Google says has stopped the “largest Distributed Denial of Service” (DDoS) attack ever, and together with industry peers, discovered the vulnerability that made the attack possible in the first place.
In a blog post outlining its work, Google says the blocked attack was 7.5 times larger than the largest-ever recorded DDoS incident. This latest record-setter peaked at 398 million requests per second (rps), up from 46 million rps which was the previous record, established last year.
“The most recent wave of attacks started in late August and continues to this day, targeting major infrastructure providers including Google services, Google Cloud infrastructure, and our customers,” Google noted.
Rapid reset
To make such a mighty attack possible, the unnamed threat actors deployed a novel HTTP/2 technique dubbed "Rapid Reset" based on stream multiplexing, Google explained. Stream multiplexing is a feature of the “widely-adopted” HTTP/2 protocol, the company said, adding that the technical details can be found on this link.
Soon after detecting the attack, Google introduced additional mitigation strategies and reached out to its industry peers (cloud providers, and similar) who also use the HTTP/2 protocol stack. “We shared intelligence about the attack and mitigation methodologies in real-time as the attacks were underway,” Google said.
Together, they identified a vulnerability in the protocol stack tracked as CVE-2023-44487, a high-severity flaw with a CVSS score of 7.5/10.

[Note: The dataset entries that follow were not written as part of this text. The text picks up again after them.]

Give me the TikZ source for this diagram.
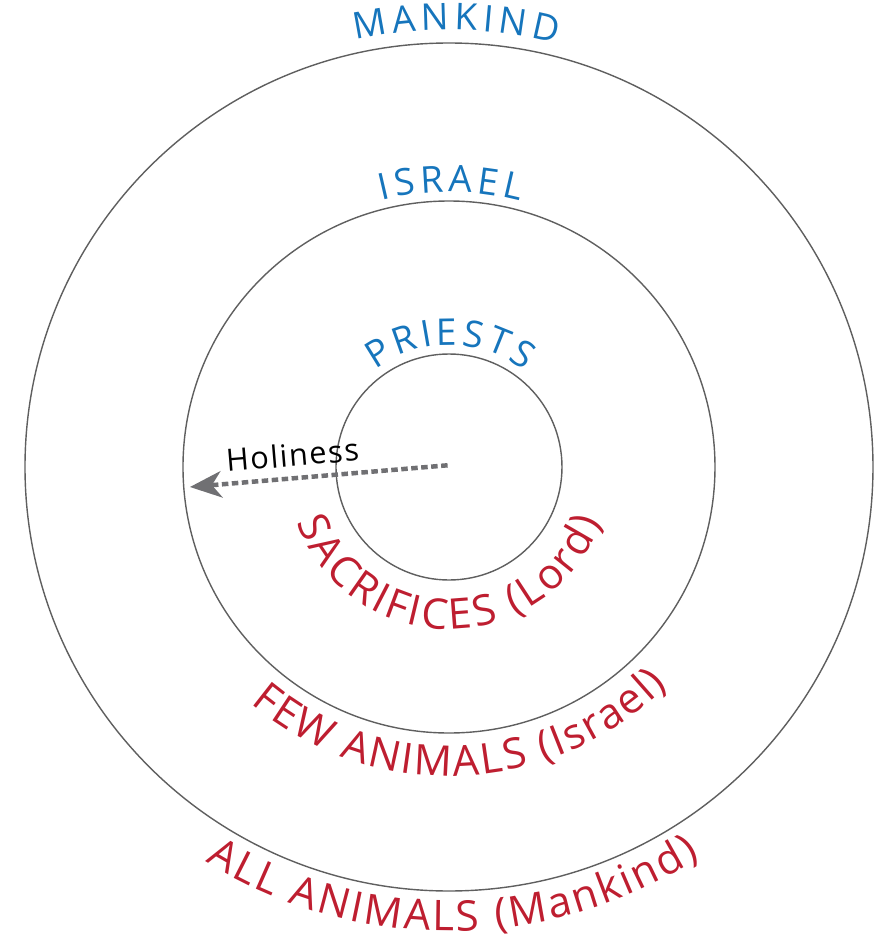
\documentclass[tikz,border=0pt]{standalone}
\usepackage{fontspec}
\setmainfont{Open Sans}
\usetikzlibrary{arrows.meta,decorations.text}
\definecolor{ringblue}{RGB}{22,117,188}
\definecolor{ringred}{RGB}{190,30,48}
\definecolor{ringgray}{RGB}{95,95,95}
\definecolor{arrowgray}{RGB}{112,112,115}
\newcommand{\bluefont}{\fontsize{21}{23}\selectfont\color{ringblue}}
\newcommand{\redfont}{\fontsize{24}{26}\selectfont\color{ringred}}
\tikzset{
  % one of the concentric circles
  ring/.style={circle, draw=ringgray, line width=0.8pt, inner sep=0pt, minimum size=#1},
  % text spread along an arc
  arc text/.style={postaction={decorate}, decoration={text along path, text align=fit to path, text={#1}}},
  % dashed arrow of holiness
  holy/.style={draw=arrowgray, line width=0.09cm, dash pattern=on 0.13cm off 0.07cm,
    {Stealth[length=0.64cm, width=0.54cm, inset=0.2cm, fill=arrowgray, line width=0pt]}-},
}

\begin{document}
\begin{tikzpicture}
  \useasboundingbox (-8.98,-9.44) rectangle (8.66,9.34);

  \node[ring=16.96cm] (mankind) at (0,0) {};
  \node[ring=10.64cm] (israel) at (0,0) {};
  \node[ring=4.52cm] (priests) at (0,0) {};

  % upper labels
  \path[arc text={|\bluefont|MANKIND}] (102.4:8.74) arc[start angle=102.4, end angle=75.7, radius=8.74];
  \path[arc text={|\bluefont|ISRAEL}] (104.1:5.50) arc[start angle=104.1, end angle=75.0, radius=5.50];
  \path[arc text={|\bluefont|PRIESTS}] (127:2.44) arc[start angle=127, end angle=52, radius=2.44];

  % lower labels
  \path[arc text={|\redfont|SACRIFICES (Lord)}] (200:3.24) arc[start angle=200, end angle=340, radius=3.24];
  \path[arc text={|\redfont|FEW ANIMALS (Israel)}] (230:6.18) arc[start angle=230, end angle=315, radius=6.18];
  \path[arc text={|\redfont|ALL ANIMALS (Mankind)}] (238.3:9.28) arc[start angle=238.3, end angle=302.7, radius=9.28];

  % holiness arrow
  \coordinate (tip) at (-5.18,-0.40);
  \coordinate (src) at (0.04,0.04);
  \draw[holy] (tip) -- (src) node[pos=0.4, above=2pt, sloped, font=\fontsize{17.5}{20}\selectfont\addfontfeature{LetterSpace=5}] (holiness) {Holiness};
\end{tikzpicture}
\end{document}
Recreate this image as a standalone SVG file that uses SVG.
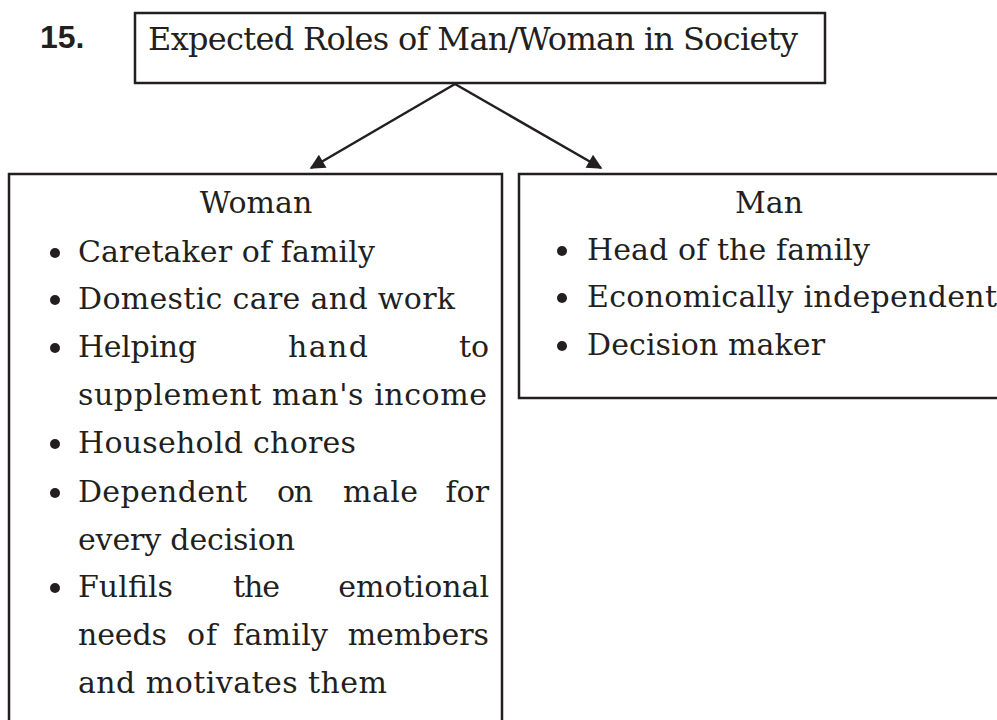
<svg xmlns="http://www.w3.org/2000/svg" width="997" height="720" viewBox="0 0 997 720">
<defs>
<style>
.box{fill:#fff;stroke:#231f20;stroke-width:2.5}
.t{font-family:"DejaVu Serif","Liberation Serif",serif;font-size:30px;fill:#231f20}
.h{font-family:"DejaVu Serif","Liberation Serif",serif;font-size:32px;fill:#231f20}
.num{font-family:"Liberation Sans",Arial,sans-serif;font-size:32px;font-weight:bold;fill:#231f20}
.b{fill:#231f20}
.conn{stroke:#231f20;stroke-width:2.5;fill:none}
</style>
<marker id="ah" viewBox="0 0 10 10" refX="9" refY="5" markerWidth="7.5" markerHeight="6" markerUnits="strokeWidth" orient="auto">
<path d="M0,0 L10,5 L0,10 z" fill="#231f20"/>
</marker>
</defs>
<rect width="997" height="720" fill="#fff"/>
<text class="num" x="40" y="48">15.</text>
<g id="title">
<rect class="box" x="135" y="13" width="690" height="70"/>
<text class="h" x="148" y="50" textLength="650">Expected Roles of Man/Woman in Society</text>
</g>
<g id="connectors">
<line class="conn" x1="455" y1="84" x2="311" y2="168" marker-end="url(#ah)"/>
<line class="conn" x1="455" y1="84" x2="601" y2="168" marker-end="url(#ah)"/>
</g>
<g id="woman">
<rect class="box" x="9" y="174" width="493" height="560"/>
<text class="t" x="256" y="213" text-anchor="middle">Woman</text>
<circle class="b" cx="55" cy="253" r="5"/>
<text class="t" x="78" y="262" textLength="297">Caretaker of family</text>
<circle class="b" cx="55" cy="300" r="5"/>
<text class="t" x="78" y="309" textLength="377">Domestic care and work</text>
<circle class="b" cx="55" cy="348" r="5"/>
<text class="t" x="78" y="357" textLength="119">Helping</text>
<text class="t" x="288" y="357" textLength="80">hand</text>
<text class="t" x="489" y="357" text-anchor="end">to</text>
<text class="t" x="78" y="405" textLength="409">supplement man's income</text>
<circle class="b" cx="55" cy="444" r="5"/>
<text class="t" x="78" y="453" textLength="278">Household chores</text>
<circle class="b" cx="55" cy="493" r="5"/>
<text class="t" x="78" y="502" textLength="169">Dependent</text>
<text class="t" x="277" y="502" textLength="36">on</text>
<text class="t" x="343" y="502" textLength="75">male</text>
<text class="t" x="489" y="502" text-anchor="end">for</text>
<text class="t" x="78" y="550" textLength="217">every decision</text>
<circle class="b" cx="55" cy="588" r="5"/>
<text class="t" x="78" y="597" textLength="95">Fulfils</text>
<text class="t" x="233" y="597" textLength="47">the</text>
<text class="t" x="489" y="597" text-anchor="end">emotional</text>
<text class="t" x="78" y="645" textLength="89">needs</text>
<text class="t" x="187" y="645" textLength="30">of</text>
<text class="t" x="233" y="645" textLength="95">family</text>
<text class="t" x="489" y="645" text-anchor="end">members</text>
<text class="t" x="78" y="693" textLength="309">and motivates them</text>
</g>
<g id="man">
<rect class="box" x="519" y="174" width="490" height="224"/>
<text class="t" x="769" y="213" text-anchor="middle">Man</text>
<circle class="b" cx="562" cy="251" r="5"/>
<text class="t" x="587" y="260" textLength="283">Head of the family</text>
<circle class="b" cx="562" cy="298" r="5"/>
<text class="t" x="587" y="307" textLength="410">Economically independent</text>
<circle class="b" cx="562" cy="346" r="5"/>
<text class="t" x="587" y="355" textLength="238">Decision maker</text>
</g>
</svg>
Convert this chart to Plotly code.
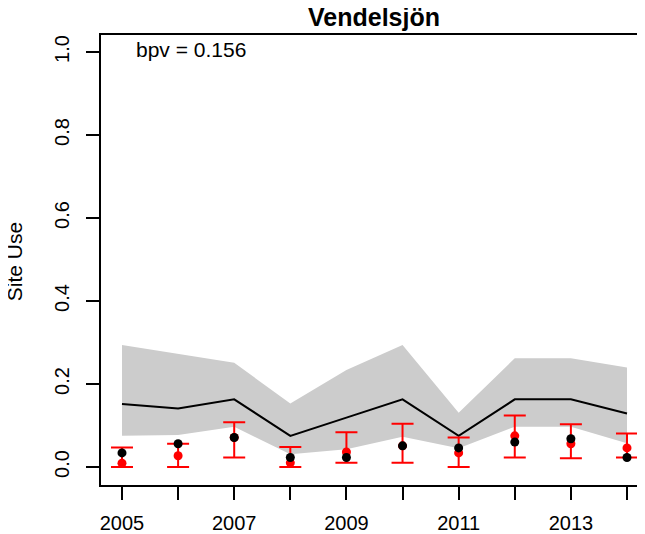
import plotly.graph_objects as go

# years and model output
years = [2005, 2006, 2007, 2008, 2009, 2010, 2011, 2012, 2013, 2014]
band_upper = [0.294, 0.273, 0.251, 0.153, 0.234, 0.294, 0.131, 0.262, 0.262, 0.240]
band_lower = [0.075, 0.077, 0.097, 0.031, 0.043, 0.073, 0.045, 0.097, 0.097, 0.057]
median = [0.152, 0.141, 0.163, 0.075, 0.119, 0.163, 0.075, 0.163, 0.163, 0.129]

# observed (red) with interval, and predicted (black) points
obs_mean = [0.009, 0.027, 0.071, 0.010, 0.036, 0.051, 0.034, 0.075, 0.056, 0.046]
obs_hi = [0.047, 0.056, 0.108, 0.048, 0.084, 0.104, 0.071, 0.124, 0.103, 0.081]
obs_lo = [0.0, 0.0, 0.023, 0.0, 0.010, 0.010, 0.0, 0.023, 0.021, 0.023]
pred = [0.034, 0.056, 0.071, 0.023, 0.023, 0.051, 0.046, 0.060, 0.068, 0.023]

xtick_text = [str(y) if y % 2 == 1 else "" for y in years]
ytick_vals = [0, 0.2, 0.4, 0.6, 0.8, 1.0]
ytick_text = ["0.0", "0.2", "0.4", "0.6", "0.8", "1.0"]

FONT = "Liberation Sans, Arial, sans-serif"

fig = go.Figure()

# grey credible band
fig.add_trace(go.Scatter(x=years, y=band_lower, mode="lines",
                         line=dict(width=0, color="#CCCCCC"), showlegend=False))
fig.add_trace(go.Scatter(x=years, y=band_upper, mode="lines", fill="tonexty",
                         fillcolor="#CCCCCC", line=dict(width=0, color="#CCCCCC"),
                         showlegend=False))
fig.add_trace(go.Scatter(x=years, y=median, mode="lines",
                         line=dict(color="black", width=2), showlegend=False))

# red points with error bars
fig.add_trace(go.Scatter(
    x=years, y=obs_mean, mode="markers",
    marker=dict(color="red", size=9),
    error_y=dict(type="data", symmetric=False,
                 array=[h - m for h, m in zip(obs_hi, obs_mean)],
                 arrayminus=[m - l for m, l in zip(obs_mean, obs_lo)],
                 color="red", thickness=2, width=11),
    showlegend=False))

fig.add_trace(go.Scatter(x=years, y=pred, mode="markers",
                         marker=dict(color="black", size=9), showlegend=False))

fig.update_xaxes(range=[2004.626, 2014.321], tickvals=years, ticktext=xtick_text,
                 ticks="outside", ticklen=13, tickwidth=2, tickcolor="black",
                 showline=True, linewidth=2, linecolor="black", mirror=True,
                 showgrid=False, zeroline=False, ticklabelstandoff=6,
                 automargin=False,
                 tickfont=dict(family=FONT, size=20, color="black"))
fig.update_yaxes(range=[-0.0434, 1.041], tickvals=ytick_vals, ticktext=ytick_text,
                 ticks="outside", ticklen=13, tickwidth=2, tickcolor="black",
                 showline=True, linewidth=2, linecolor="black", mirror=True,
                 showgrid=False, zeroline=False, tickangle=-90, ticklabelstandoff=9,
                 automargin=False,
                 tickfont=dict(family=FONT, size=20, color="black"))

fig.add_annotation(x=-87 / 544, y=0.495, xref="paper", yref="paper",
                   text="Site Use", textangle=-90, showarrow=False,
                   xanchor="center", yanchor="middle",
                   font=dict(family=FONT, size=21, color="black"))
fig.add_annotation(x=2005.21, y=1.007, text="bpv = 0.156", showarrow=False,
                   xanchor="left", yanchor="middle",
                   font=dict(family=FONT, size=21, color="black"))

# the page body adds an 8px offset, so margins are trimmed by 8px
fig.update_layout(
    width=645, height=534,
    margin=dict(l=93, r=8, t=27, b=57),
    paper_bgcolor="white", plot_bgcolor="white",
    title=dict(text="<b>Vendelsjön</b>", x=366 / 645, xanchor="center",
               y=1 - 9 / 534, yanchor="middle",
               font=dict(family=FONT, size=25, color="black")),
)

fig.write_html("out.html")
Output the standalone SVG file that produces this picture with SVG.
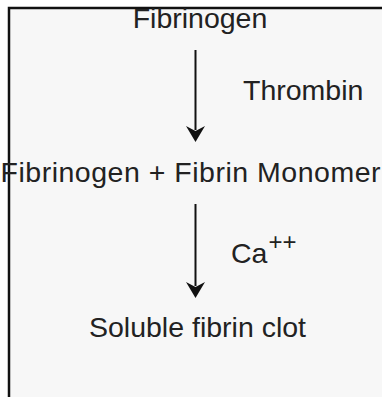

Businesses should investigate if their servers running HTTP/2 are not vulnerable, Google says, or in case they are - apply the patch. “If you are managing or operating your own HTTP/2-capable server (open source or commercial) you should immediately apply a patch from the relevant vendor when available,” the company concluded.
DDoS attacks are a common tactic among cybercriminals, in which they disrupt internet-facing websites and services.